次に、組織的な支援体制の構築が欠かせません。研修機会の提供だけでなく、現場で生じた倫理的ジレンマや技術的な課題について相談できる窓口や、経験豊富なスタッフによるメンター制度、定期的なスーパービジョンなどを通じて、提供者が安心してスキルアップに取り組み、倫理的な懸念を共有できる環境を整備することが重要です。また、失敗から学び、改善につなげることを奨励する組織文化の醸成も、提供者の倫理的な成長を促します。
さらに、ピアサポートと情報共有の場の創出も有効です。現場担当者同士が日常的に情報交換し、成功事例や困難事例を共有することで、実践的な知識や倫理的な知見が組織全体に広まります。特定の倫理的課題について、多職種で意見交換を行う倫理検討会などを開催することも、多様な視点から問題を捉え、より良い対応策を見出す上で有益です。
これらの取り組みを後押しするためには、政策・制度による支援も必要です。サービス提供者向けのデジタルスキル・倫理教育に対する助成制度の拡充や、サービス提供における倫理的なガイドライン策定への支援、デジタルリテラシーや倫理教育の受講を推奨あるいは必須とする制度設計などが考えられます。市民社会、特にNPOなどの非営利組織は、現場の声を政策に反映させる役割を担うとともに、提供者向けの研修プログラム開発や倫理的な実践に関する知見の発信を通じて、これらの力量向上を支援することが期待されます。
具体的な取り組みの事例
倫理的な力量向上に向けた具体的な取り組みは既に各地で始まっています。例えば、ある社会福祉法人は、全ての現場スタッフを対象に、外部講師を招いた情報セキュリティ研修と、組織内の倫理委員会による事例検討を組み合わせた定期的な研修を実施しています。また、別のNPOでは、オンラインツール導入時に、単なる操作説明だけでなく、オンラインでのコミュニケーションにおいて特に配慮すべき倫理的事項(例:画面越しの表情や声のトーンから利用者の状態を読み取る難しさへの対応、プライバシーに配慮した背景設定など)に関するミニワークショップを実施し、スタッフ間の議論を促しました。

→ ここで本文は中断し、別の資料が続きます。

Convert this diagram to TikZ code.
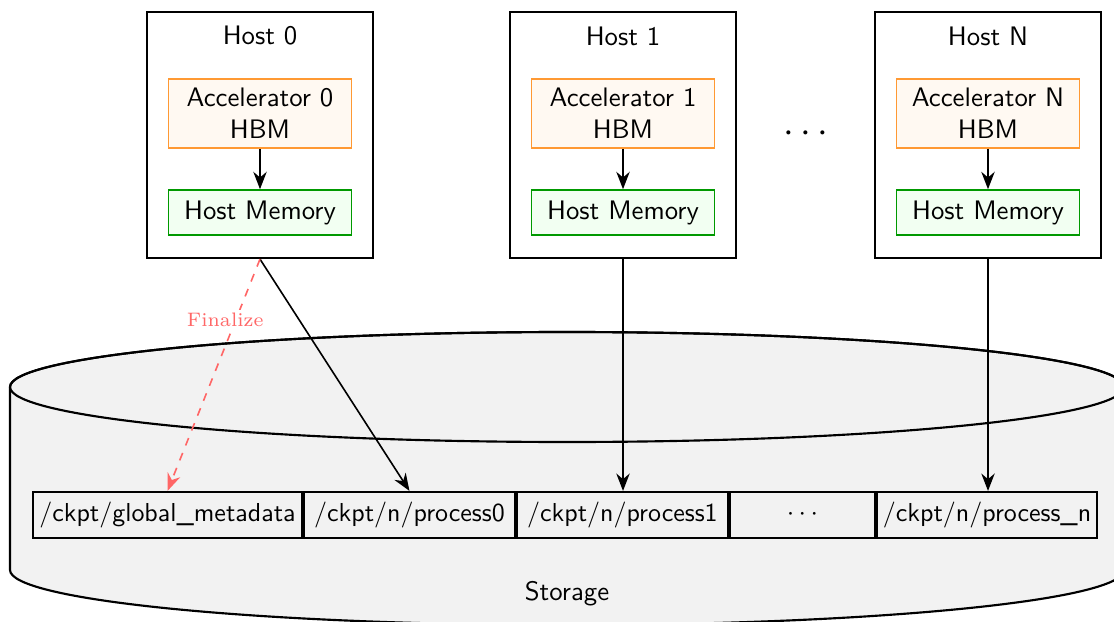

さらに、ある自治体では、福祉サービス事業所向けに、デジタル化推進と並行して、AI倫理やデータ活用倫理に関する専門研修プログラムを提供し、提供者側の倫理的なリテラシー向上を図っています。これらの事例は、技術的な側面と倫理的な側面を一体として捉え、提供者の力量向上に取り組むことの重要性を示唆しています。
結論
サービスのデジタル化は、利用者だけでなく、サービス提供者にも新たな挑戦を突きつけています。技術的な変化に適応し、かつ倫理的なサービスを提供し続けるためには、提供者一人ひとりがデジタルスキルと倫理的な力量を継続的に向上させていく必要があります。これは、単なる個人の努力に委ねられるものではなく、組織全体、さらには行政や市民社会が連携して支援すべき課題です。
提供者の倫理的な力量が向上することは、利用者へのより質の高い、そして倫理的に配慮されたサービス提供を可能にし、結果としてサービスの信頼性向上と持続可能な実践につながります。サービスの倫理と持続可能性を真に実現するためには、提供者が安心して学び、倫理的な懸念を共有し、複雑な状況下でも適切な判断を行えるよう、包括的な支援体制を構築していくことが、ポストコロナ社会における喫緊の課題と言えるでしょう。今後のサービスのあり方を議論する上で、サービスを提供する「人」への投資、すなわち提供者の倫理的・技術的な力量向上は、不可欠な視点となります。